Is sex itself not a form of activism? Sex is political. The ’60s gave birth to what is now known as a radical sexual revolution: A social mindset that took over the Western world from the ’60s to the ’80s and attempted to challenge traditional behaviour that had become the social norm in sexuality. Youth were beginning to question what they had been taught, and to become liberated. And this liberation included not only questioning traditional, heterosexual, monogamous relationships, but to explore sexuality outside of those boundaries. Contraception– specifically, “the pill”– was becoming more and more widely used, and premarital sex, previously so frowned upon, was becoming more normalized. Abortion became legalized. Homosexuality, too, while still somewhat taboo in areas, was coming out a little more into the mainstream. For women, this meant that they could take back their sexuality and their bodies, and be free to admit that they really liked fucking all along– or that they didn’t.

As a sex-positive feminist, I don’t see how sex isn’t activist. Women–trans women, cis women, queer women, women of colour–taking control of their sexuality and talking about what we want, what we like. Sure, not all women are submissive, but some are, and ownership of that lust, that want, is activist. It is a way to speak out. My fucking is a form of activism.

I can’t speak for everyone, but to me, empowerment comes from within. Coming from a queer perspective, I consider my sex acts to be a “fuck you” to anyone who ever said shit about my girlfriend. Look where she is now: She’s in control. And if when we fuck, we can also talk about “making love,” then our big lesbian love is just another “fuck you” to the cishet white men who run the world. When I fuck my girlfriend, it’s a “fuck you” to every person who has ever said that gay people will burn in hell, to whoever tried to oppress us. The government does not belong in the bedrooms of the nation, but the fact that so many sex-positive women are taking steps to open their bedroom doors and to talk about their sex life is radical, is empowering.

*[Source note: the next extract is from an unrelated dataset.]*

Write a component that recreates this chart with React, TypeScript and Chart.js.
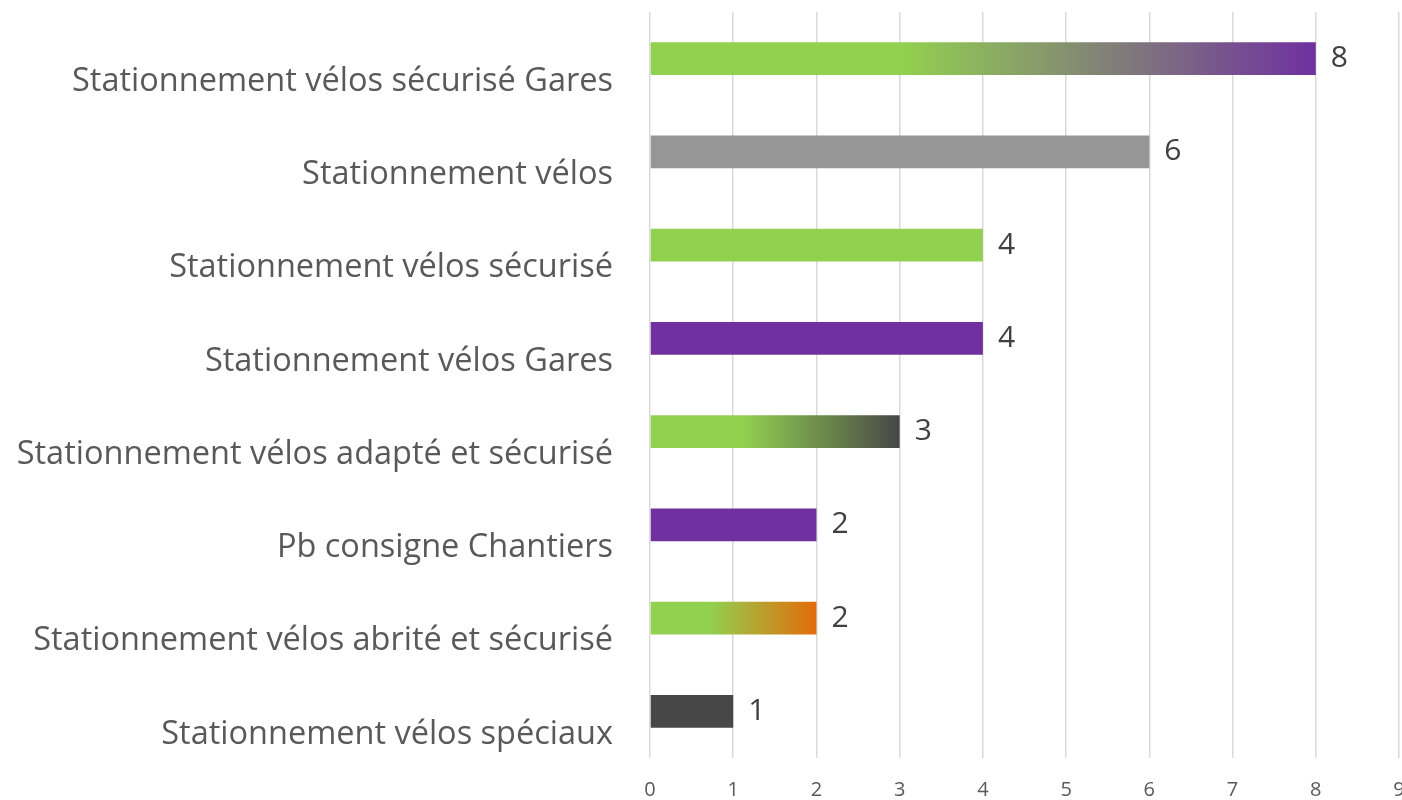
import React, { useEffect, useRef } from "react";
import { Chart, registerables } from "chart.js";

Chart.register(...registerables);

const categories = [
  "Stationnement vélos sécurisé Gares",
  "Stationnement vélos",
  "Stationnement vélos sécurisé",
  "Stationnement vélos Gares",
  "Stationnement vélos adapté et sécurisé",
  "Pb consigne Chantiers",
  "Stationnement vélos abrité et sécurisé",
  "Stationnement vélos spéciaux",
];
const values = [8, 6, 4, 4, 3, 2, 2, 1];
const xMin = 0;
const xMax = 9;
const xStep = 1;

const GREEN = "#92D050";
const PURPLE = "#7030A0";
type Fill = string | { from: string; to: string; start: number };
const barFills: Fill[] = [
  { from: GREEN, to: PURPLE, start: 0.38 },
  "#969696",
  GREEN,
  PURPLE,
  { from: GREEN, to: "#474747", start: 0.37 },
  PURPLE,
  { from: GREEN, to: "#E36C09", start: 0.36 },
  "#474747",
];

const FONT = "'Open Sans', 'Noto Sans', sans-serif";

const valueLabels = {
  id: "valueLabels",
  afterDatasetsDraw(chart: any) {
    const ctx = chart.ctx;
    const meta = chart.getDatasetMeta(0);
    ctx.save();
    ctx.font = `30px ${FONT}`;
    ctx.fillStyle = "#404040";
    ctx.textAlign = "left";
    ctx.textBaseline = "middle";
    meta.data.forEach((bar: any, i: number) => {
      ctx.fillText(String(values[i]), bar.x + 15, bar.y);
    });
    ctx.restore();
  },
};

export default function App() {
  const ref = useRef<HTMLCanvasElement | null>(null);
  useEffect(() => {
    if (!ref.current) return;
    const chart = new Chart(ref.current, {
      type: "bar",
      data: {
        labels: categories,
        datasets: [
          {
            data: values,
            barPercentage: 0.353,
            categoryPercentage: 1,
            borderWidth: 0,
            backgroundColor: (c: any) => {
              const fill = barFills[c.dataIndex];
              if (typeof fill === "string") return fill;
              const chartRef = c.chart;
              const xs = chartRef.scales && chartRef.scales.x;
              if (!chartRef.chartArea || !xs) return fill.from;
              const x0 = xs.getPixelForValue(0);
              const x1 = xs.getPixelForValue(values[c.dataIndex]);
              const g = chartRef.ctx.createLinearGradient(x0, 0, x1, 0);
              g.addColorStop(0, fill.from);
              g.addColorStop(fill.start, fill.from);
              g.addColorStop(1, fill.to);
              return g;
            },
          },
        ],
      },
      options: {
        indexAxis: "y",
        animation: false,
        responsive: true,
        maintainAspectRatio: false,
        layout: { padding: { top: 12, right: 3, left: 0, bottom: 0 } },
        plugins: {
          legend: { display: false },
          tooltip: { enabled: false },
          title: { display: false },
        },
        scales: {
          x: {
            min: xMin,
            max: xMax,
            border: { display: false },
            grid: { color: "#D9D9D9", lineWidth: 1.5, drawTicks: false },
            ticks: {
              stepSize: xStep,
              padding: 20,
              color: "#595959",
              font: { family: FONT, size: 20 },
            },
            afterFit: (s: any) => {
              s.height = 42;
              s.paddingLeft = 0;
              s.paddingRight = 0;
            },
          },
          y: {
            border: { display: false },
            grid: { display: false, drawTicks: false },
            ticks: {
              autoSkip: false,
              padding: 37,
              labelOffset: 23,
              color: "#595959",
              font: { family: FONT, size: 32.5 },
            },
            afterFit: (s: any) => {
              s.width = 650;
              s.paddingTop = 0;
              s.paddingBottom = 0;
            },
          },
        },
      },
      plugins: [valueLabels],
    });
    return () => chart.destroy();
  }, []);
  return (
    <div style={{ position: "fixed", left: 0, top: 0, width: 1402, height: 800, background: "#fff" }}>
      <canvas ref={ref} />
    </div>
  );
}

I talk about fucking and being submissive because, to me, it feels like taking control. I think talking about sex is radical. I think being a queer woman speaking openly about wanting to be choked and called a slut in bed is radical. I make my choices in bed: I am submissive because I want to be, because I let myself be. I let myself be called a slut in bed because it feels good to me, and it feels good to my partner. She likes choking me a little, and I like to, too.

Taking back female sexuality is a very important step in taking back our space as women in the world. My view of fucking comes from my view of empowered sex: I honestly believe that any woman’s sexual choice– to dominate, to be submissive, to be versatile, and so on, and any seizure of a woman of anything that turns her on– is radical and empowering, and, if she chooses to talk about it, I believe it should be applauded.